— Хараще, — он отпустил руку. — Нэси ужин. Сагрэлся я…
И ужинал он так — обвязанный шалью, покашливая, сопя, с улыбкой поглядывая, как она наливает ему чай… Лицо Валечки было напуганно-углубленное и все-таки пытающееся хранить всегдашнюю улыбку. Она всегда улыбалась — такая была ее солнечно-радостная душа. Улыбка и греющая женская энергия всегда лучились в ее глазах, были в ярко-розовых, чистых, слегка приоткрытых губах, в румянце щек — на левой была белая кругленькая вмятинка — след детской оспы-ветрянки, и эта ямочка скорее еще придавала Валечкиному лицу какое-то дополнительное очарование. Эти ямочки у Валечки были и еще — и у локтей, и, откроем тайну, на припухлых подколенках.
И руки ее, природно белые и благородно полные — откуда такие? — тоже дышали добротой, лаской, незащищенностью.
Когда она вернулась убрать скатерть, Сталин уже закуривал папиросу (трубка была на момент болезни оставлена) и, прищуриваясь, сказал:
— Ну… чьто? Спасыбо… Накормыла… Согрэ- ла… И мороз… прошел. Пастэли мне… здэс… Спать буду… на этом… дыванэ…
Диваны, широкие, кожаные, были во всех комнатах дачи, и Сталин, бывало, меняя место для сна, спал в столовой, в кабинете, но чаще — в этой дальней комнате, совмещавшей как бы все другие, здесь обедал, работал, отдыхал, лежа с книгой или газетой, принимал кого-то из приглашенных, но сюда никогда не входили его кратковременные любовницы, актрисы из Большого, а после 36-го, может быть, заболев от этих красоток, Сталин напрочь прекратил принимать игривых, доступно-продажных артисток. Но, может быть, была и другая причина…
А Валечка была безропотна. Постель на диване стелила-расстилала по-женски уверенно, приятно-ласково (и, представьте себе, даже как-то властно!), взбила подушки, оправила простыню, откинула край пододеяльника. И встала, глядя с той недоумевающей как бы преданностью, за которой можно предположить все…
— Иды… Я лягу… А щяль?
— Не снимайте ее, Иосиф Виссарионович.
— Нэ снымат?
— Да… Так будет лучше… Поспите в ней.
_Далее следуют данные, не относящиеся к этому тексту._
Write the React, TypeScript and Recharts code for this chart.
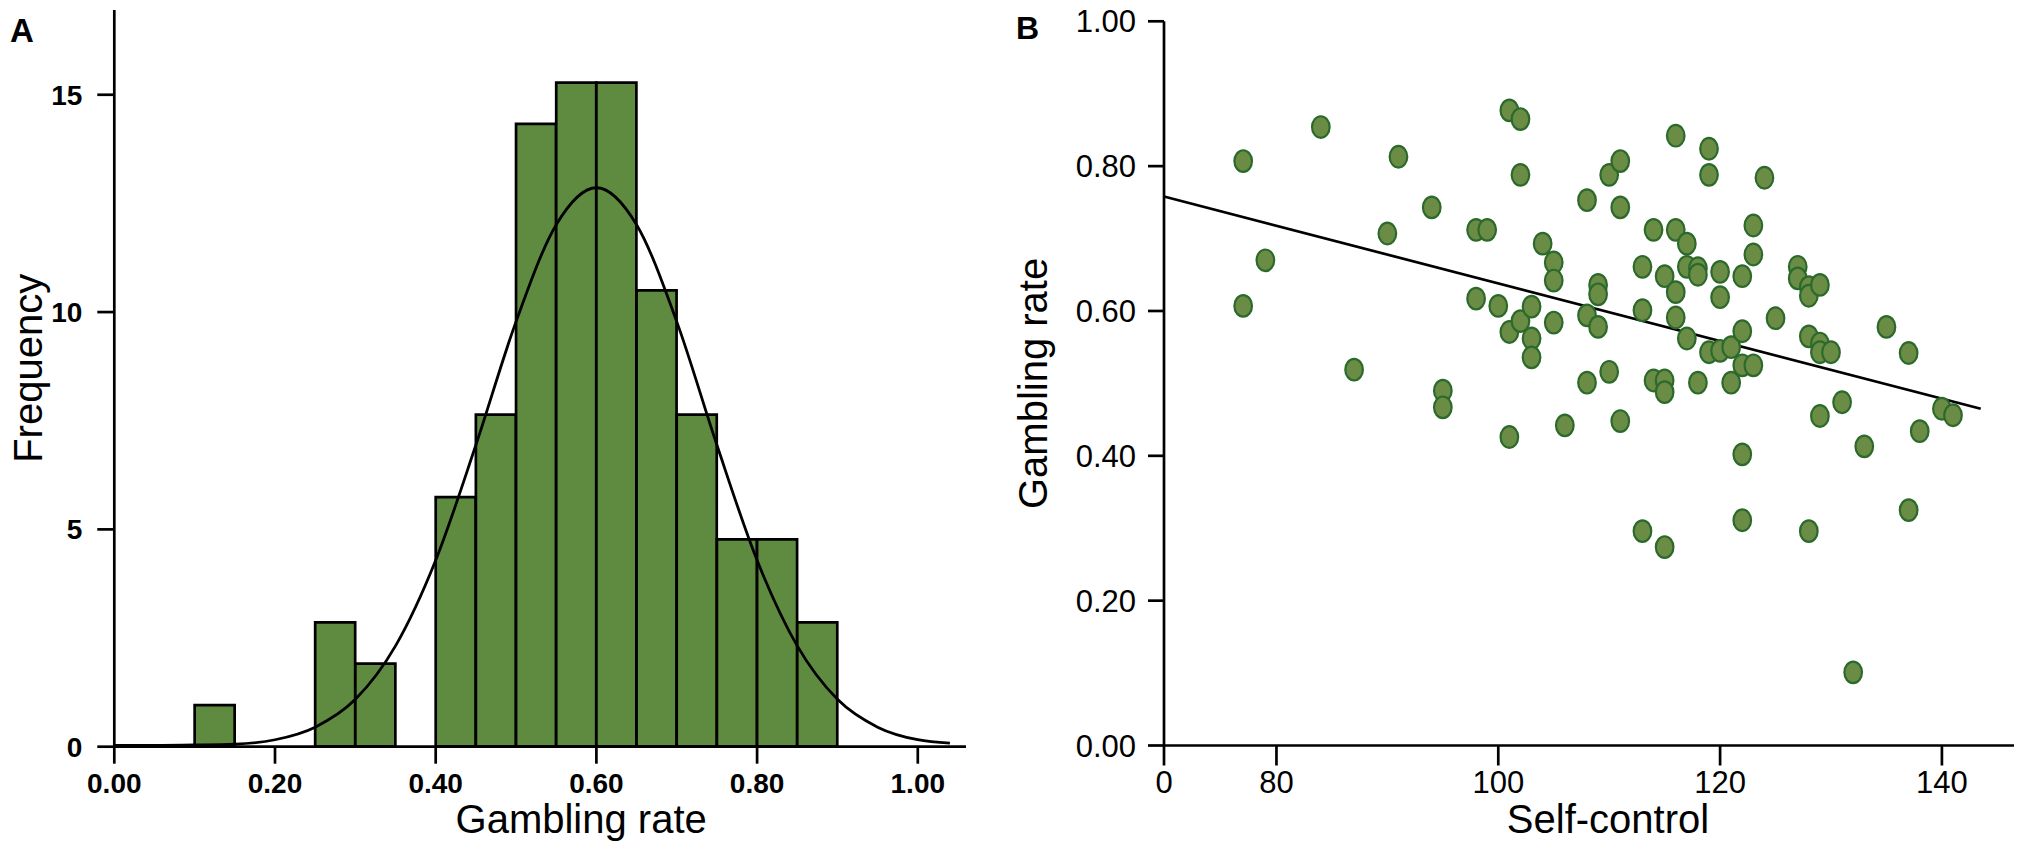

Шерсть помогает. Я вас укрою… Вам будет лучше. Обязательно…
Он покорно улегся в постель, сказав: «Отвэрнис!» — и раздевшись при ней до белья. А потом лежал, снова укутанный ее шалью, укрытый одеялом до подбородка, и жевал таблетки.
По движению головы она поняла: «Дай запить». Налила, подала стакан. Запил аспирин. И уже улыбчиво потянулся было за папиросой. (Курил Сталин тогда «Казбек» ленинградской фабрики, а не «Герцоговину флор», как везде об этом пишут, вообще курил он и другие коробочные тогдашние папиросы: «Борцы», «Северная Пальмира», «Москва — Волга», а после войны — обычно длинные и пряные «Гвардейские»).
— Может, вы… не покурите? — пугаясь сама себя, стоя возле дивана, прошептала она.
Сталин промолчал — почти недовольно.
И вдруг увидел, как Валечка опустилась на колени и прильнула к его протянутой руке. Как она угадала его даже не желание, а очень тайную, далекую мысль? Ему хотелось, как всякому мужчине, больному и тем более давно одинокому, этого искреннего, непокупного, некупленного женского участия.
Она целовала его руку, а он, смущаясь, пытался отнять ее и медлил, но все-таки убрал, провел ладонью по ее волосам, щеке.
— Ти… глупая… — ласково пробормотал он. — Чьто видумала… Глупая… Ти согрэла мэня… Чай… Щяль… Мед… Иды… Тэпэр я… буду поправлятса…
Когда она, опустив голову, ушла, полуобернувшись на мгновение, блеснув взглядом, он вздохнул хрипящей, ноющей, поющей на все лады грудью, потянулся было снова за «Казбеком», но тут же раздумал… Откинулся на высоко взбитых подушках, выключил свет — выключатель был под рукой — и подумал, лежа в темноте с отдыхающими глазами и словно бы отдыхающей душой, что эта, по сравнению с ним, девчонка, русская курносая… может быть… может быть… станет самой близкой ему и преданной женщиной. Женой? Нет… Какая теперь
Теперь он был уже
И не знал, даже не догадывался, что она уже сегодня вступила в ту единственную роль единственной женщины, которой дано будет судьбой или роком оказаться при нем до конца его дней.